You can turn it off overnight or when you are not using the Internet to save electricity and it will not affect your telephone or usual TV services, even if you have a package deal such as those offered by Virgin Media and Sky. However, anything that runs via the Internet, such as TV on demand or catch-up services, will be disabled.
Also, be careful if you use your mobile phone to access the Internet when your wireless router is switched off. Depending on your data package, the phone charges could quickly outstrip any savings on your electricity bill.
8. Open Up Your Curtains – Get Enlightened!
Have you got into the bad habit of keeping the lights on in your home even when it’s a bright, sunny day outside? If so, you’re not alone. By simply drawing back your curtains and opening your blinds you can make significant energy savings.
Turning off your lights for just one hour a day will save 1.22 pounds of CO2. Over the course of a year, this adds up to 0.216 metric tons. Although that might not sound like much, the overall impact of every household doing this would be enormous.
While too much of the sun’s warm rays can be harmful to your skin, exposure to natural light increases the brain’s release of serotonin. This mood-boosting hormone is associated with helping us feel calm and focused. Low levels of serotonin are linked to a higher risk of seasonal affective disorder (SAD) – a form of depression that is triggered by the changing seasons.
9. Magic Carpets – Save on your Heating Bills
The appeal of natural wooden floors in the home is undeniable, but bare floors are not always the kindest to your heating bills.
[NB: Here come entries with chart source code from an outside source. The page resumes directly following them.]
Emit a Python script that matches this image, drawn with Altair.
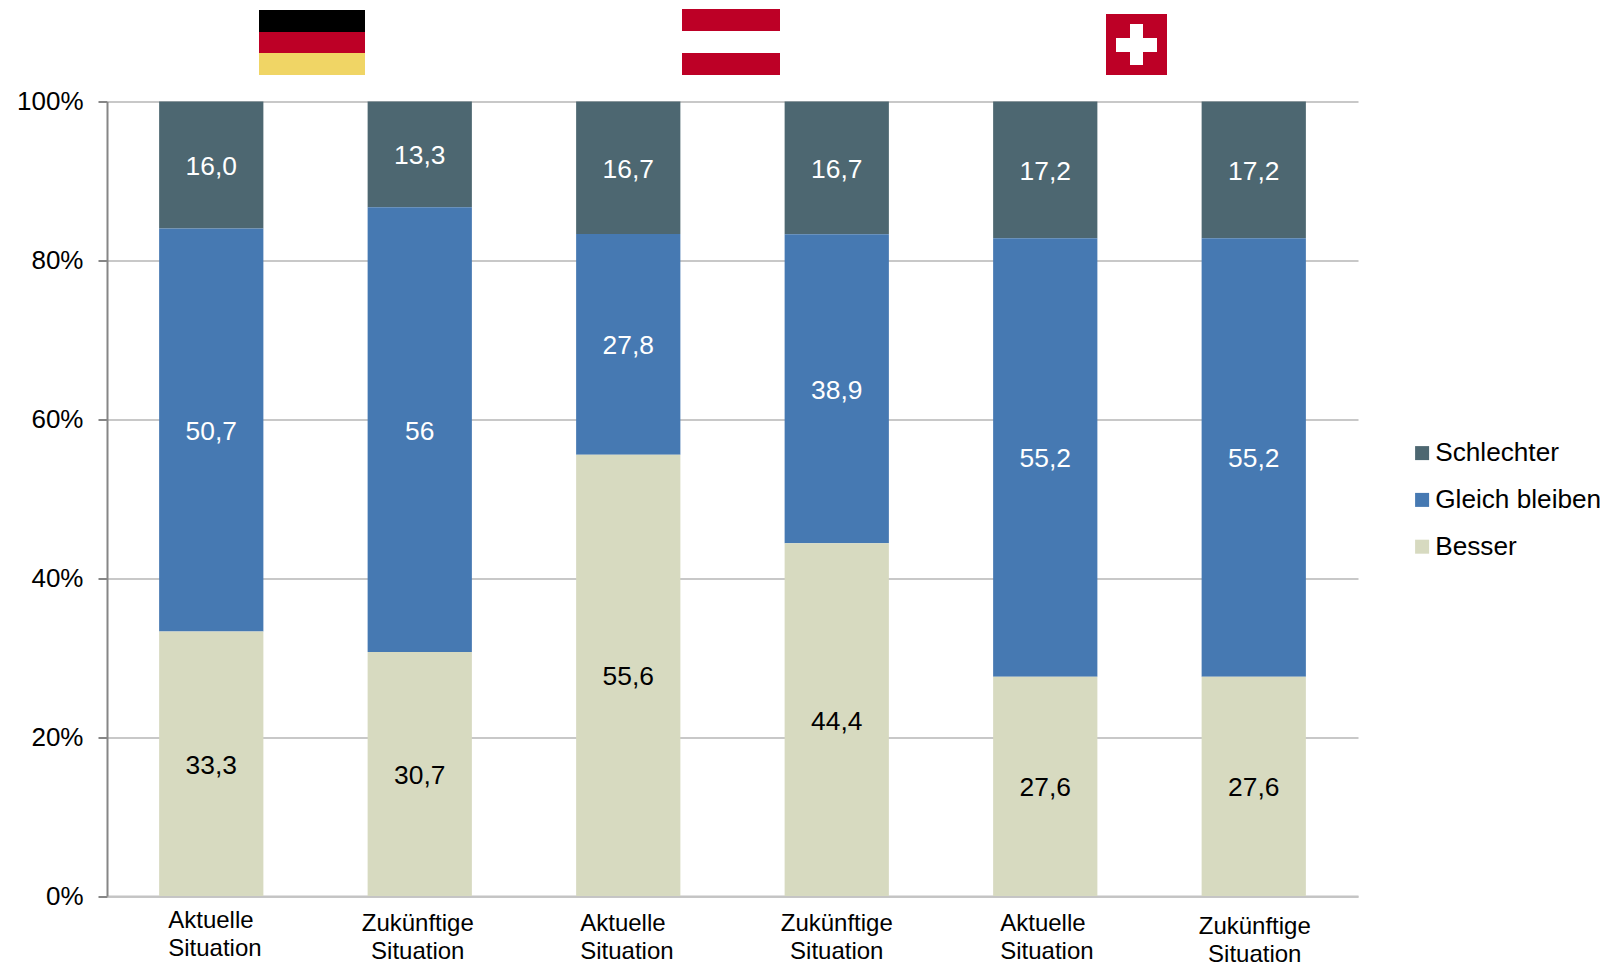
import altair as alt
import pandas as pd

FONT = "Liberation Sans"

groups = ["DE Aktuelle", "DE Zukünftige", "AT Aktuelle", "AT Zukünftige", "CH Aktuelle", "CH Zukünftige"]
axis_labels = ["Aktuelle\nSituation", "Zukünftige\nSituation"] * 3
series = ["Schlechter", "Gleich bleiben", "Besser"]
colors = ["#4d6771", "#4679b2", "#d7dac0"]

schlechter = [16.0, 13.3, 16.7, 16.7, 17.2, 17.2]
gleich = [50.7, 56.0, 27.8, 38.9, 55.2, 55.2]
besser = [33.3, 30.7, 55.6, 44.4, 27.6, 27.6]

schlechter_text = ["16,0", "13,3", "16,7", "16,7", "17,2", "17,2"]
gleich_text = ["50,7", "56", "27,8", "38,9", "55,2", "55,2"]
besser_text = ["33,3", "30,7", "55,6", "44,4", "27,6", "27,6"]

rows = []
for s_i, (name, vals, txts) in enumerate(zip(
        series, [schlechter, gleich, besser], [schlechter_text, gleich_text, besser_text])):
    for g, v, t in zip(groups, vals, txts):
        rows.append({"group": g, "series": name, "value": v, "label": t, "stack_order": 2 - s_i})
df = pd.DataFrame(rows)

x_enc = alt.X("group:N", sort=groups, title=None,
              scale=alt.Scale(paddingInner=0.5, paddingOuter=0.25),
              axis=alt.Axis(labels=False, ticks=False, domainColor="#c4c4c4", domainWidth=2, grid=False))

bars = alt.Chart(df).mark_bar(stroke=None).encode(
    x=x_enc,
    y=alt.Y("value:Q", stack="normalize", title=None,
            scale=alt.Scale(domain=[0, 1], nice=False),
            axis=alt.Axis(format=".0%", values=[0, .2, .4, .6, .8, 1], grid=True, gridColor="#c8c8c8",
                          gridWidth=2, domainColor="#868686", domainWidth=2, tickColor="#868686",
                          tickWidth=2, tickSize=9, labelPadding=15, labelFontSize=26, labelFont=FONT,
                          labelColor="#000000", labelFlush=False)),
    color=alt.Color("series:N", sort=series, scale=alt.Scale(domain=series, range=colors),
                    legend=alt.Legend(title=None, orient="none", legendX=1302, legendY=338.5,
                                      symbolType="square", symbolSize=196, symbolStrokeWidth=0,
                                      labelFont=FONT, labelFontSize=26.2, labelColor="#000000",
                                      labelOffset=0, rowPadding=19.8, labelLimit=300)),
    order=alt.Order("stack_order:Q"),
)

values = alt.Chart(df).mark_text(font=FONT, fontSize=26.4, dy=2).encode(
    x=alt.X("group:N", sort=groups),
    y=alt.Y("value:Q", stack="normalize", bandPosition=0.5),
    order=alt.Order("stack_order:Q"),
    text="label:N",
    color=alt.condition(alt.datum.series == "Besser", alt.value("#000000"), alt.value("#ffffff")),
)

# Category labels: the reference places each one slightly differently
label_df = pd.DataFrame({"group": groups, "text": axis_labels})
label_y = [807, 810, 810, 810, 810, 813]
label_dx = [-43, -2, -48, 0, -45, 1]
label_align = ["left", "center", "left", "center", "left", "center"]
cat_layers = []
for g, yy, dx, al in zip(groups, label_y, label_dx, label_align):
    cat_layers.append(
        alt.Chart(label_df).transform_filter(alt.datum.group == g)
        .mark_text(font=FONT, fontSize=24, lineBreak="\n", lineHeight=28.5, baseline="top",
                   align=al, dx=dx, color="#000000")
        .encode(x=alt.X("group:N", sort=groups), y=alt.value(yy), text="text:N")
    )


def rect(x1, x2, y1, y2, color):
    """Decorative flag part, in pixels relative to the plot's top left corner."""
    return alt.Chart(label_df.head(1)).mark_rect(color=color, stroke=None).encode(
        x=alt.value(x1 - 107), x2=alt.value(x2 - 107), y=alt.value(y1 - 101.5), y2=alt.value(y2 - 101.5))


RED = "#bd0026"
flags = [
    rect(259, 365, 10, 32, "#000000"), rect(259, 365, 32, 53, RED), rect(259, 365, 53, 75, "#f0d565"),
    rect(682, 780, 9, 31, RED), rect(682, 780, 31, 53, "#ffffff"), rect(682, 780, 53, 75, RED),
    rect(1106, 1167, 14, 75, RED), rect(1130, 1143, 24, 65, "#ffffff"), rect(1116, 1157, 38, 52, "#ffffff"),
]

chart = alt.layer(bars, values, *cat_layers, *flags).resolve_scale(x="shared").properties(
    width=1251, height=794.5,
    padding={"left": 99, "top": 93.5, "right": 244, "bottom": 70},
    autosize=alt.AutoSizeParams(type="none"),
).configure_view(stroke=None)

chart.save("out.html", embed_options={"renderer": "svg", "actions": False})
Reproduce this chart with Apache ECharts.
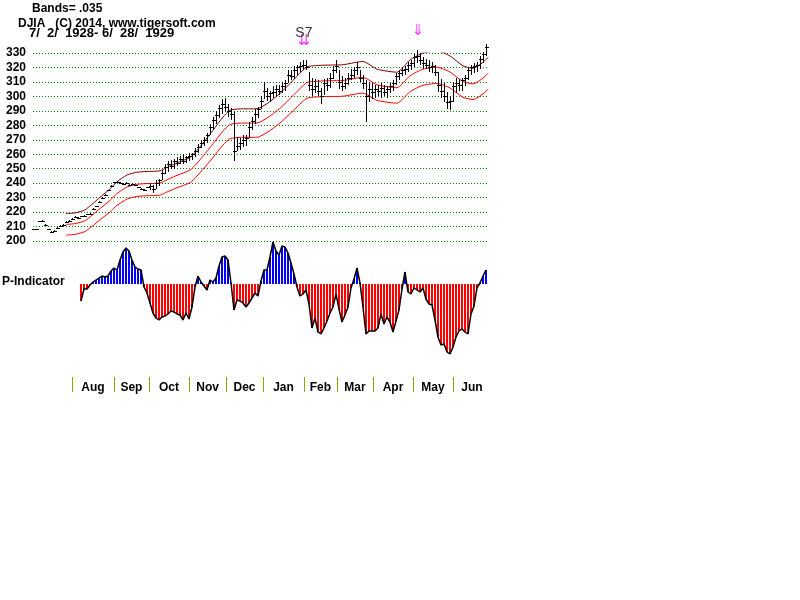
<!DOCTYPE html>
<html><head><meta charset="utf-8">
<script src="https://cdn.jsdelivr.net/npm/echarts@6/dist/echarts.min.js"></script>
<style>html,body{margin:0;padding:0;background:#fff}#c{width:800px;height:600px}</style>
</head><body><div id="c"></div>
<script>
// ---- data (x = trading-day slot index, ~2 sessions per slot) ----
const barClose = [208,208,213.5,214,211,208,206.5,207,209,210.5,211,213,214,215.5,216.5,216,217,217.5,218.5,219,222,224,227,230,232,235,238,240.5,241,240,239.5,240,239,239.5,238.5,237,236,235.5,237,
238,236,240,242,247,251,253,252,255,254,257,255,258,259,260,262,265,268,270,273,279,284,287,292,295,293,290,288,262,266,268,270,271,279,283,288,291,297,304,300,302,303,305,304,307,309,315,314,318,320,321,322,320,308,305,307,304,300,309,308,313,318,321,310,307,309,313,315,318,320,313,309,300,305,303,305,304,306,303,305,307,309,314,316,318,319,322,323,327,328,325,323,322,320,321,317,308,304,300,296,297,307,309,308,311,313,318,320,321,322,326,329,334];
const barLow = [207.5,207.5,213,213.5,210.5,207.5,206,206.5,208.5,210,210.5,212.5,213.5,215,216,215.5,216.5,217,218,218.5,221.5,223.5,226.5,229.5,231.5,234.5,237.5,240,240.5,239.5,239,239.5,238.5,239,238,236.5,235.5,235,236.5,
235,233.5,236,238,242,246,248,250,250,252,253,253,254,255,256,258,261,264,266,268,273,277,281,285,288,290,286,284,255,262,263,265,266,271,277,281,285,291,298,297,296,299,300,301,302,304,309,311,312,315,317,318,318,304,300,302,300,295,301,304,306,312,316,305,304,305,308,311,313,315,310,305,282,296,298,299,300,299,300,299,302,304,308,311,314,315,317,318,320,323,322,319,319,317,316,314,303,299,296,291,290.5,296,302,304,304,307,311,315,316,317,319,323,328];
const barHigh = [208.5,208.5,214,214.5,211.5,208.5,207,207.5,209.5,211,211.5,213.5,214.5,216,217,216.5,217.5,218,219,219.5,222.5,224.5,227.5,230.5,232.5,235.5,238.5,241,241.5,240.5,240,240.5,239.5,240,239,237.5,236.5,236,237.5,
240,239,242,243,249,253,255,256,257,258,259,260,259,261,261,264,267,270,272,275,281,286,290,294,298,299,295,292,290,272,271,273,273,282,286,291,293,300,310,306,304,307,308,308,310,311,318,318,321,322,324,325,325.5,317,313,312,311,306,312,313,316,321,325,318,314,313,316,319,320,324,318,315,311,310,309,308,308,309,308,307,309,311,316,318,320,321,324,325,329,332,330,327,326,325,324,322,317,312,309,303,300,310,313,312,313,315,320,322,323,324,328,331,336];
// 21-day moving average (middle band) read at slot positions
const maIdx = [11,14,17.3,19.7,22.3,25.7,28,31.3,34.7,38,42.3,44.7,48,52.3,54.7,60,63.3,65.7,69,74.7,78,82.3,86.7,91.3,95.7,99,103.3,110,114.7,121.3,125.7,130,134.7,139,143.3,146.7,150,151.7];
const maVal = [211.5,212,214,217.8,222.4,228.1,232.8,237.3,239.2,239.7,240.1,242.4,245.4,249,253.8,267.2,276,280.6,281.5,281.6,285,291.7,300.6,309.5,310.6,310.8,311,313.2,308,306,314.3,318.8,320.2,316.9,310.3,308.6,312.6,316];
const BAND = 0.035;
// P-Indicator, starting at slot pStart
const pStart = 16;
const pInd = [-17,-5,-5,-1,2,4,6,8,7,8,13,16,14,24,32,36,33,24,17,15,14,-3,-9,-19,-29,-34,-36,-33,-32,-30,-27,-28,-30,-31,-36,-29,-35,-23,-3,8,2,-2,-6,4,2,6,18,27,28,24,1,-26,-16,-17,-19,-23,-19,-14,-9,-12,3,14,14,27,42,33,29,38,37,31,21,10,-3,-12,-10,-6,-20,-44,-34,-48,-50,-44,-37,-29,-23,-10,-25,-38,-31,-23,-4,5,16,1,-23,-50,-47,-47,-47,-44,-30,-40,-33,-38,-48,-37,-26,-5,12,-8,-10,-4,-6,-8,-4,-15,-20,-21,-36,-53,-61,-60,-68,-70,-63,-53,-47,-45,-48,-50,-30,-22,-4,1,8,14];
const monthNames = ['Aug','Sep','Oct','Nov','Dec','Jan','Feb','Mar','Apr','May','Jun'];
const monthStart = [13,27,38.67,52,64.33,76.67,90.33,101.33,113.33,126.67,140];
const monthLabelPos = [20,32.8,45.3,58.2,70.5,83.5,95.8,107.3,120,133.3,146.3];
const sigIdx = [90.3,128.3];
const sigVal = [338.5,345];
const sigArrow = ['\u21CA','\u21D3'];
const sigName = ['S7'];
const sigNameIdx = [90.3];
const sigNameVal = [344];

// ---- chart ----
const X_MAX = 151.67;
const FONT = '"Liberation Sans", Arial, sans-serif';
const bars = barClose.map((c,i)=>[i, barLow[i], barHigh[i], c]);
const band = f => maIdx.map((x,k)=>[x, +(maVal[k]*f).toFixed(2)]);
const pData = pInd.map((v,k)=>[pStart+k, v]);

const chart = echarts.init(document.getElementById('c'), null, {renderer:'canvas'});
chart.setOption({
  animation:false,
  backgroundColor:'#ffffff',
  textStyle:{fontFamily:FONT},
  grid:[
    {left:33, top:53, width:455, height:188},
    {left:33, top:240, width:455, height:116},
    {left:33, top:376, width:455, height:1}
  ],
  xAxis:[
    {gridIndex:0, type:'value', min:0, max:X_MAX, show:false},
    {gridIndex:1, type:'value', min:0, max:X_MAX, show:false},
    {gridIndex:2, type:'value', min:0, max:X_MAX,
      axisLine:{show:false}, splitLine:{show:false},
      axisTick:{show:true, customValues:monthStart, length:15, lineStyle:{color:'#a0a000', width:1}},
      axisLabel:{show:true, customValues:monthLabelPos, margin:5, color:'#000', fontWeight:'bold', fontSize:12, fontFamily:FONT,
        formatter:v=>{const k=monthLabelPos.findIndex(p=>Math.abs(p-v)<0.05);return k>=0?monthNames[k]:'';}}
    }
  ],
  yAxis:[
    {gridIndex:0, type:'value', min:200, max:330, interval:10,
      axisLine:{show:false}, axisTick:{show:false},
      axisLabel:{margin:7, color:'#000', fontWeight:'bold', fontSize:12, fontFamily:FONT},
      splitLine:{show:true, lineStyle:{color:'#008000', type:[1,2], width:1}}},
    {gridIndex:1, type:'value', min:-72, max:44, show:false},
    {gridIndex:2, type:'value', show:false}
  ],
  graphic:[
    {type:'text', left:32, top:3, style:{text:'Bands= .035', font:'bold 12px '+FONT, fill:'#000'}},
    {type:'text', left:18, top:18, style:{text:'DJIA   (C) 2014, www.tigersoft.com', font:'bold 12px '+FONT, fill:'#000'}},
    {type:'text', left:29, top:27, style:{text:'7/  2/  1928- 6/  28/  1929', font:'bold 13px '+FONT, fill:'#000'}},
    {type:'text', left:2, top:276, style:{text:'P-Indicator', font:'bold 12px '+FONT, fill:'#000'}}
  ],
  series:[
    {type:'line', xAxisIndex:0, yAxisIndex:0, data:band(1+BAND), symbol:'none', smooth:0.2,
      lineStyle:{color:'#800000', width:1}, z:2},
    {type:'line', xAxisIndex:0, yAxisIndex:0, data:band(1), symbol:'none', smooth:0.2,
      lineStyle:{color:'#ff0000', width:1}, z:2},
    {type:'line', xAxisIndex:0, yAxisIndex:0, data:band(1-BAND), symbol:'none', smooth:0.2,
      lineStyle:{color:'#ff0000', width:1}, z:2},
    {type:'custom', xAxisIndex:0, yAxisIndex:0, data:bars, z:5, clip:false,
      encode:{x:0, y:[1,2,3]},
      renderItem:(params, api)=>{
        const x = api.value(0);
        const lo = api.coord([x, api.value(1)]);
        const hi = api.coord([x, api.value(2)]);
        const cl = api.coord([x, api.value(3)]);
        const px = Math.round(lo[0]) + 0.5;
        const cy = Math.round(cl[1]) + 0.5;
        return {type:'group', children:[
          {type:'line', shape:{x1:px, y1:Math.round(lo[1]), x2:px, y2:Math.round(hi[1])+0.01}, style:{stroke:'#000', lineWidth:1}},
          {type:'line', shape:{x1:px-1.5, y1:cy, x2:px+2.5, y2:cy}, style:{stroke:'#000', lineWidth:1}}
        ]};
      }
    },
    {type:'bar', xAxisIndex:1, yAxisIndex:1, data:pData, barWidth:2, z:2,
      itemStyle:{color:p=>p.value[1]>=0?'#0000ff':'#ff0000'}},
    {type:'line', xAxisIndex:1, yAxisIndex:1, data:pData, symbol:'none',
      lineStyle:{color:'#000', width:1.5}, z:3},
    {type:'scatter', xAxisIndex:0, yAxisIndex:0, data:sigIdx.map((x,k)=>[x, sigVal[k], sigArrow[k]]),
      symbolSize:1, itemStyle:{color:'rgba(0,0,0,0)'}, clip:false, z:6,
      label:{show:true, position:'inside', formatter:p=>p.value[2], color:'#ff00ff', fontSize:15, fontFamily:'"DejaVu Sans", sans-serif'}},
    {type:'scatter', xAxisIndex:0, yAxisIndex:0, data:sigNameIdx.map((x,k)=>[x, sigNameVal[k], sigName[k]]),
      symbolSize:1, itemStyle:{color:'rgba(0,0,0,0)'}, clip:false, z:6,
      label:{show:true, position:'inside', formatter:p=>p.value[2], color:'#000', fontSize:14, fontFamily:FONT}}
  ]
});
</script>
</body></html>
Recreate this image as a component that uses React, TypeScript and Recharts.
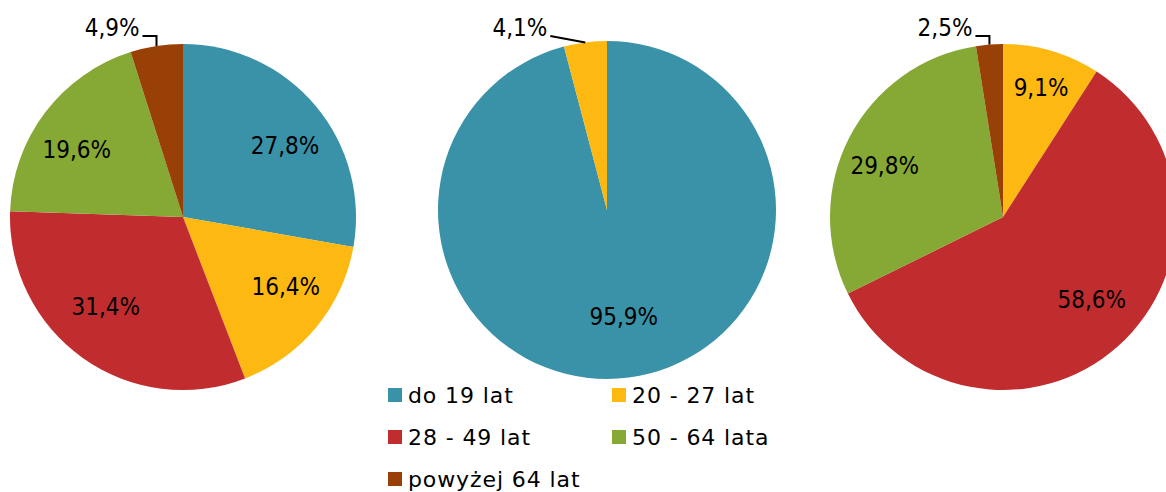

This can be combatted to a certain extent by laying down rugs. They will act as makeshift insulation and will help to keep the room nice and warm if you have the heating on. It also feels much cosier on your feet on a cold morning when you’re not wearing any shoes or socks. Using rugs on wooden floors can help you save between 4%-6% on your energy bills.
The layout of your room can also impact on your heating bills. For example, if you have sofas or chairs in front of radiators, then this will block much of the heat from reaching the rest of the room and it will take much longer for the room to heat up. Even just moving the sofa away from the radiator a few inches can help.
If you have an open fireplace and chimney that you don’t use then you could try moving the sofa in front of it to block some of the cold air coming down. Even better would of course be to block up the chimney if you don’t need it.
10. On the Up – Upcycle and Reuse Everything Possible
It goes without saying that we should all do our bit by recycling, but what about upcycling and reusing household items? These processes often get overlooked.
Do you use cooking sauces that come in glass jars? Instead of merely recycling those jars, you can put them to good use in a wide variety of other ways. A prime example is storing leftover food in them.
You can also do everything with jars from growing small herbs in them to turning one of them into a makeshift piggy bank.
If you remain focused on the ultimate goal of getting a more useful life out of each object, you should be able to discover dozens of creative ways to reuse daily items.